The ${\beta }_{A_1}$ consequence is that the A₁ mode is a vibration parallel to the axis [0001] of the crystal and the polarization orientation is non-degenerate along the axis [0001] direction. Figure 1 shows the propagation direction of incident light along the axis [0001], the scattering strength of E_1(y) phonon ${\beta }_{E_{1\left(\mathrm{y}\right)}}=0$ and the vibrational mode of A₁(LO) appeared at 576 cm⁻¹. The E₁ mode is the vertical axis [0001] vibration in the XY plane. The scattering strength of A₁ phonon is ${\beta }_{A_1}=0$, only when the incident light orientation travel in the vertical z-axis plane and the E₁(LO) (588 cm⁻¹) mode is observed. These are confirmed in Figure 2. Therefore, after irradiation, it’s easy to distinguish between A₁(LO) and the oxygen vacancy (V_o), which are changing. Both E₂(low) and E₂(high) modes can be detected simultaneously. This is due to the fact that the E₂(low) mode is only associated with the vibration of Zn atoms, while the E₂(high) mode is only associated with the vibration of O atoms.

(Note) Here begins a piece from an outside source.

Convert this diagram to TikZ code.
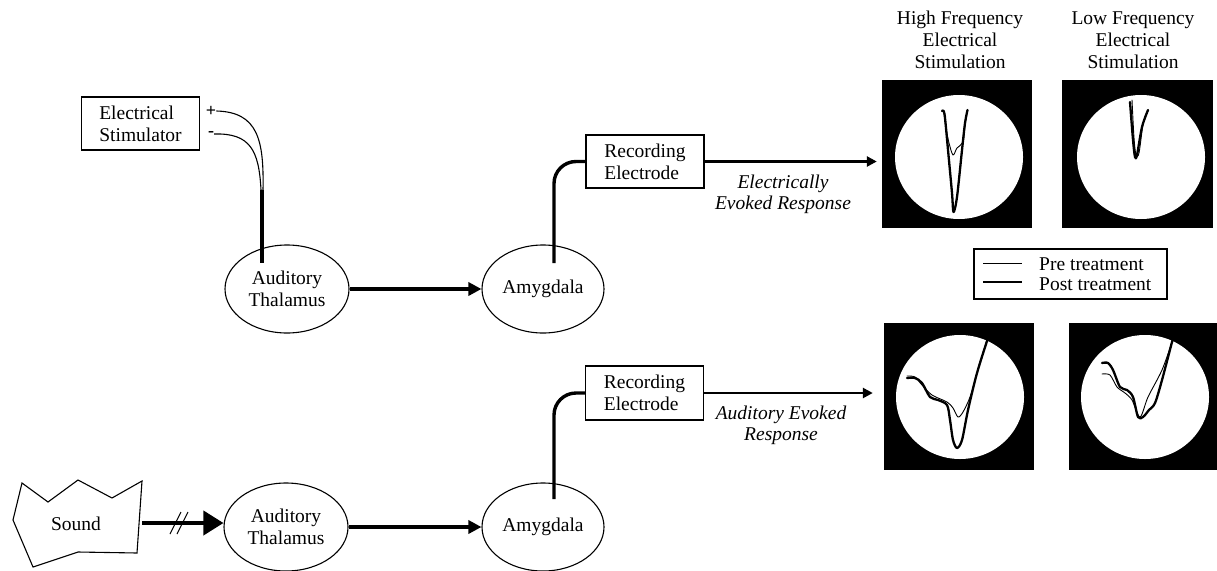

All of these are caused by a large number of interstitial oxygen and interstitial zinc atoms after 350 MeV ⁵⁶Fe²¹⁺ ion irradiation. Correspondingly, the absorption band of zinc interstitial (Zn_i) defects was about 80~245 cm⁻¹, and V_o at 576 cm⁻¹ was detected. The strength of these absorption bands was relevant to the radiation influences of 350 MeV ⁵⁶Fe²¹⁺ ions. This completely demonstrates the vibrational absorption peak at 576 cm⁻¹ after irradiation with ⁵⁶Fe²¹⁺ ions is V_o, rather than the vibration mode of A₁(LO).

4. Conclusions

Raman spectra, PL spectra and TEM images of ZnO single crystals irradiated by 350 MeV⁵⁶Fe²¹⁺ ions were studied. The experimental data showed that numerous of defects associated with oxygen vacancies and interstitial zinc were produced in ZnO after irradiated with ⁵⁶Fe²¹⁺ ions. Through theoretical calculation and experimental testing, it was determined that the vibrational absorption peak at 576 cm⁻¹ after irradiation with ⁵⁶Fe²¹⁺ ions was due to the oxygen vacancy defect (V_o), rather than the eigenmode of A₁(LO). The Raman spectra showed that the absorption peak of oxygen defects increased with anincrease of dose, and reached a saturation state with a 5 × 10¹³ ions/cm² dose, which indicated that the local structure of ZnO single crystals had been destroyed after irradiation. However, with the other eigenmode, almost no change took place, i.e., a wurtzite structure was retained. It is difficult to produce amorphous crystals, even after swift heavy ion irradiation. The results show that ZnO has excellent radiation resisting properties.